Book 20: “a book more than 100 years old”

Huck Finn is one of those books where it takes a while to get into the language – it’s written in several southern dialects, and while the narration is relatively easy to puzzle out once you’re in the thick of it, I never managed to get through a speech of Jim’s without having to reread parts of it, sound them out in my head, and figure out exactly what he was trying to say. It definitely does give the novel a particular sound, which is probably what Twain was going for, but I’d almost always rather read something written without a dialect and imagine it myself.

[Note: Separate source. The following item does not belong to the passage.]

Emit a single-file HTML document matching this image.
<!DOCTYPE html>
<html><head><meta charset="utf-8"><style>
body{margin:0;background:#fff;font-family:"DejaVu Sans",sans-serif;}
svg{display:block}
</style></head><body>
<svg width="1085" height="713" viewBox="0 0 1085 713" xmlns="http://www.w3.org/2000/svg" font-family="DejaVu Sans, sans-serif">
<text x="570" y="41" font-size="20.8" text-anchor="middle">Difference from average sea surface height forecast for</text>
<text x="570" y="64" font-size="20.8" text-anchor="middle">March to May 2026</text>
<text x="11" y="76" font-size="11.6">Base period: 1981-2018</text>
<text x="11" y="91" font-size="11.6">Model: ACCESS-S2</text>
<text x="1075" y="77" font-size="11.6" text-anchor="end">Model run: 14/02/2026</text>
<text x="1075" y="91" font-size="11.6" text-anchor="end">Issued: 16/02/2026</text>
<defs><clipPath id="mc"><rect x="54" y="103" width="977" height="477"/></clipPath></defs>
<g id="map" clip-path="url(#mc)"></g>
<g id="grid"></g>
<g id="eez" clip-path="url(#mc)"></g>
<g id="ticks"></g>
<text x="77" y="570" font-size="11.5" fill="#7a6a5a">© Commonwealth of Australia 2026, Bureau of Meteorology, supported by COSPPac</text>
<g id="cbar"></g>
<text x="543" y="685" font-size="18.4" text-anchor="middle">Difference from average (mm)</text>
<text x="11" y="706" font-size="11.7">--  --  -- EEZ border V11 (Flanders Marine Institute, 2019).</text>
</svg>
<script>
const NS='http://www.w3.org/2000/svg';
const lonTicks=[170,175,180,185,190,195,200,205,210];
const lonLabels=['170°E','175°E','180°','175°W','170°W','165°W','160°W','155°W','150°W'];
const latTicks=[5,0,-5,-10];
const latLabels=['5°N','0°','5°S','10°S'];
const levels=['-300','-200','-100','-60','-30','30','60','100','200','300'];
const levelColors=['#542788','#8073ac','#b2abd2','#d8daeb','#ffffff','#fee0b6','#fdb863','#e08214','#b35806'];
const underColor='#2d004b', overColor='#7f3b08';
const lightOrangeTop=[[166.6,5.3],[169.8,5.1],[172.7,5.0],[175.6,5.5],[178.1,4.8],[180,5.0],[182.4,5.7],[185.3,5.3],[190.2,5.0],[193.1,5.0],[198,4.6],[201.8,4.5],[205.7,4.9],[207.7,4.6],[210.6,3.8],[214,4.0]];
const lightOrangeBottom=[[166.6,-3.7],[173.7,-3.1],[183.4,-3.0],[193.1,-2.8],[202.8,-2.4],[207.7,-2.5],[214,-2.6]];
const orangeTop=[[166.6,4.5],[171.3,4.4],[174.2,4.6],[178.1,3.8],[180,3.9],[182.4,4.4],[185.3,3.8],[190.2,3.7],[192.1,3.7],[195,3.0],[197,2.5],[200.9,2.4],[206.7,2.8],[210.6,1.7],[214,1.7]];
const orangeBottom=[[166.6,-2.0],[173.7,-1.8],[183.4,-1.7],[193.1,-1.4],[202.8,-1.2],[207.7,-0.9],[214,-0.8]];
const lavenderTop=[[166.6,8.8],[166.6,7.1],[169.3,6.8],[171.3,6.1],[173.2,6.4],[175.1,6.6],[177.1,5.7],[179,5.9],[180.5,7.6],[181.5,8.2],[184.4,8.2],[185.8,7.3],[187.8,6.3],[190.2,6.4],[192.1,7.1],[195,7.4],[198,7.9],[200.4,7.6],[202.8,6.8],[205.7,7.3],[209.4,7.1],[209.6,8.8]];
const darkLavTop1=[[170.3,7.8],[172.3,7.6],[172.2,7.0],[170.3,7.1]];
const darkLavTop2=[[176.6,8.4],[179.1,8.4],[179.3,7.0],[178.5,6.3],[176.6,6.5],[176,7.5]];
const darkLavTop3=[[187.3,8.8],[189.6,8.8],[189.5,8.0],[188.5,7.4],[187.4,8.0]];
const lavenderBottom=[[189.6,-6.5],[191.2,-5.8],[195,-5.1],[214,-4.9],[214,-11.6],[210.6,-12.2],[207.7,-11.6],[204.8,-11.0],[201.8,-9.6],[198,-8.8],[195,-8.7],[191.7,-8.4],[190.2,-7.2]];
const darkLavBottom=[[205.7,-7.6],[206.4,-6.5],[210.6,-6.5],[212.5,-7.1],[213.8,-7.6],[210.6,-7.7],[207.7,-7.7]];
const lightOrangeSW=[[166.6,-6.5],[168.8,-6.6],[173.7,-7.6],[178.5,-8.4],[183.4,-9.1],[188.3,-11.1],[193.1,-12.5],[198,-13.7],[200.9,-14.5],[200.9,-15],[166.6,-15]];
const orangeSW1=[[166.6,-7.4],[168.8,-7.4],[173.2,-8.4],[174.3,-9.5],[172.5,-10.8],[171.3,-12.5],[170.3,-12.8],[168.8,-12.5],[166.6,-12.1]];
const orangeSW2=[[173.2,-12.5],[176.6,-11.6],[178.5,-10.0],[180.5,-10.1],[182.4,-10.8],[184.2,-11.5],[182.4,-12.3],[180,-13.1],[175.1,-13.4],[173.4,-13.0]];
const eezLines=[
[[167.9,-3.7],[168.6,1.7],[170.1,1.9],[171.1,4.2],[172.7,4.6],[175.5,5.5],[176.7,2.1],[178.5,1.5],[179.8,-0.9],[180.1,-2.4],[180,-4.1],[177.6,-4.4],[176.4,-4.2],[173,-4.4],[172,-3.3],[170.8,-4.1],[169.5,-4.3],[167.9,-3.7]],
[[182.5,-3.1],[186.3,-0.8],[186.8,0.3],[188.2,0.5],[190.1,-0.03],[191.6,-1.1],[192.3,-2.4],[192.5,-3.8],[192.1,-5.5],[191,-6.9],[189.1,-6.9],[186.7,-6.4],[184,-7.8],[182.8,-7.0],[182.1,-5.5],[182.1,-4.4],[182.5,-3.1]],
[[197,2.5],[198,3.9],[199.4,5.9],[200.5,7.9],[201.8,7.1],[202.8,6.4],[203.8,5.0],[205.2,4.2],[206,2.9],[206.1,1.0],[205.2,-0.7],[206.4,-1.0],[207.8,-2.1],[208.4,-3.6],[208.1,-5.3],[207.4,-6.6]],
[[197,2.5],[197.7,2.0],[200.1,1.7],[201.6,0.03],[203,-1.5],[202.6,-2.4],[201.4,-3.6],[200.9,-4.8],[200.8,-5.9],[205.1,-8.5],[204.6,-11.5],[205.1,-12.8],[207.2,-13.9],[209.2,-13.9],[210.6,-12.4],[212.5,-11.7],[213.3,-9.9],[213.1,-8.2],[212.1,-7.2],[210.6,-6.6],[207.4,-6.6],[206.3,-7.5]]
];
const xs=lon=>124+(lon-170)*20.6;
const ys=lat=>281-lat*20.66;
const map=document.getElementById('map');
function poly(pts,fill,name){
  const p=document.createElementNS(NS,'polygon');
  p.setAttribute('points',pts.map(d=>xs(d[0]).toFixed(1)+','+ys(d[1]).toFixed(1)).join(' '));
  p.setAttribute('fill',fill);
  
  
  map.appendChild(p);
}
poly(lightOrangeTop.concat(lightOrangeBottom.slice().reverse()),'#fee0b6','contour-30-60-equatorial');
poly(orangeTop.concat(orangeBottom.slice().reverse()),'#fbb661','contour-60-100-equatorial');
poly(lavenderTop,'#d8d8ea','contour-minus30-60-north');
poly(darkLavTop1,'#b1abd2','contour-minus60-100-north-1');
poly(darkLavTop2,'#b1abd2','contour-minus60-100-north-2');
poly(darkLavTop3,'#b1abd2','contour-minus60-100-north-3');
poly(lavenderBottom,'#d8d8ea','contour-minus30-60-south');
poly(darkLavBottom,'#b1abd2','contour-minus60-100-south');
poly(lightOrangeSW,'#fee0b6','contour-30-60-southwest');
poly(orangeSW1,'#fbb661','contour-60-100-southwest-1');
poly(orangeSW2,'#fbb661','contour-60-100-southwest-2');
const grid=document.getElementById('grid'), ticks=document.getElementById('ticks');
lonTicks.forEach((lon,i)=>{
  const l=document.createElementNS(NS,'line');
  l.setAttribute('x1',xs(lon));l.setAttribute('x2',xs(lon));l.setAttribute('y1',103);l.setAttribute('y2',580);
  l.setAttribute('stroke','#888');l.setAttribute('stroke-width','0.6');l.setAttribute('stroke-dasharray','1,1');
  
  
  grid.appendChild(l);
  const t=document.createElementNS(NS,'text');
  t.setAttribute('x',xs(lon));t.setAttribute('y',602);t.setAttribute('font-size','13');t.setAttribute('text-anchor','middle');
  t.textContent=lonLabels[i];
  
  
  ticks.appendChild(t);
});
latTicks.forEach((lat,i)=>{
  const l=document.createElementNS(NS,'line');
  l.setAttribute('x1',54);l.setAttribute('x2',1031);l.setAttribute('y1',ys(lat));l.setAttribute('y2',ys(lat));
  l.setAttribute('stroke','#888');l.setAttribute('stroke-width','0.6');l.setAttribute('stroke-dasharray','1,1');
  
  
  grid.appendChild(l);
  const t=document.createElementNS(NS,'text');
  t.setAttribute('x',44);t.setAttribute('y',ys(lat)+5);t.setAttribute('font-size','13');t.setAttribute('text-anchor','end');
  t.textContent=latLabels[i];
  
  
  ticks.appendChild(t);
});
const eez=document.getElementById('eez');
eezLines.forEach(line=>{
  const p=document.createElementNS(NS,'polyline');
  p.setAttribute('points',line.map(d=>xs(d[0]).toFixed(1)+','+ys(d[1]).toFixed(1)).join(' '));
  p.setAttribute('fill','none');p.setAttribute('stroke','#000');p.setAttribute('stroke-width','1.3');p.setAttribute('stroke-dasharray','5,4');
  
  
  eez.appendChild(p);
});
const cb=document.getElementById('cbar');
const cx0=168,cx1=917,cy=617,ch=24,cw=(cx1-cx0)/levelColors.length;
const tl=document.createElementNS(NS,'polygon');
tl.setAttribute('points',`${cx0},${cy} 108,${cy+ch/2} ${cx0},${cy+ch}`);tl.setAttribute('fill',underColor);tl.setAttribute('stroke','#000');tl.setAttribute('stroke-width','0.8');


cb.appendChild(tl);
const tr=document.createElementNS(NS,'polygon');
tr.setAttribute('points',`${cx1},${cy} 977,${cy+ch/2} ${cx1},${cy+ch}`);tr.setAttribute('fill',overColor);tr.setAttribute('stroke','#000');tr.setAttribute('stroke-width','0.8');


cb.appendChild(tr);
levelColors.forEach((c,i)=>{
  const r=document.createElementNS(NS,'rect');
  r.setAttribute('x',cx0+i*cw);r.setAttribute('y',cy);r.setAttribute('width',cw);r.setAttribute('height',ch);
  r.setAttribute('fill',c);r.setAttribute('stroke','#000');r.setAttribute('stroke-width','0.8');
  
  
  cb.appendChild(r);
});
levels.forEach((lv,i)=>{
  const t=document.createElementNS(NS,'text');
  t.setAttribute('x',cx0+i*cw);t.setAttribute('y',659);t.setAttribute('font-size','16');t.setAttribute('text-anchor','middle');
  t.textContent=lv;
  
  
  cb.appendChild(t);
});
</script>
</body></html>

Other than that, I was most struck by the fact that Tom Sawyer is a despicable human being. I always caution my students that you don’t need to like a character in order to understand the reason they’re in the novel; and boy, did I have to remind myself of that with Tom! Of course, the main theme of the novel is the way nobody treats the slaves as people and doesn’t think about them the same way they think about their friends and family. And Tom is complicit in all of that. It frustrated me that Huck didn’t seem to be upset enough about the things Tom did to call him on it, and still seemed willing to follow Tom’s lead even at the end of the novel. After the moral journey of the first half of the novel, it just seemed too much like a reset and I would have liked to see Huck break ways with Tom, now that his own views are not compatible with Tom’s anymore.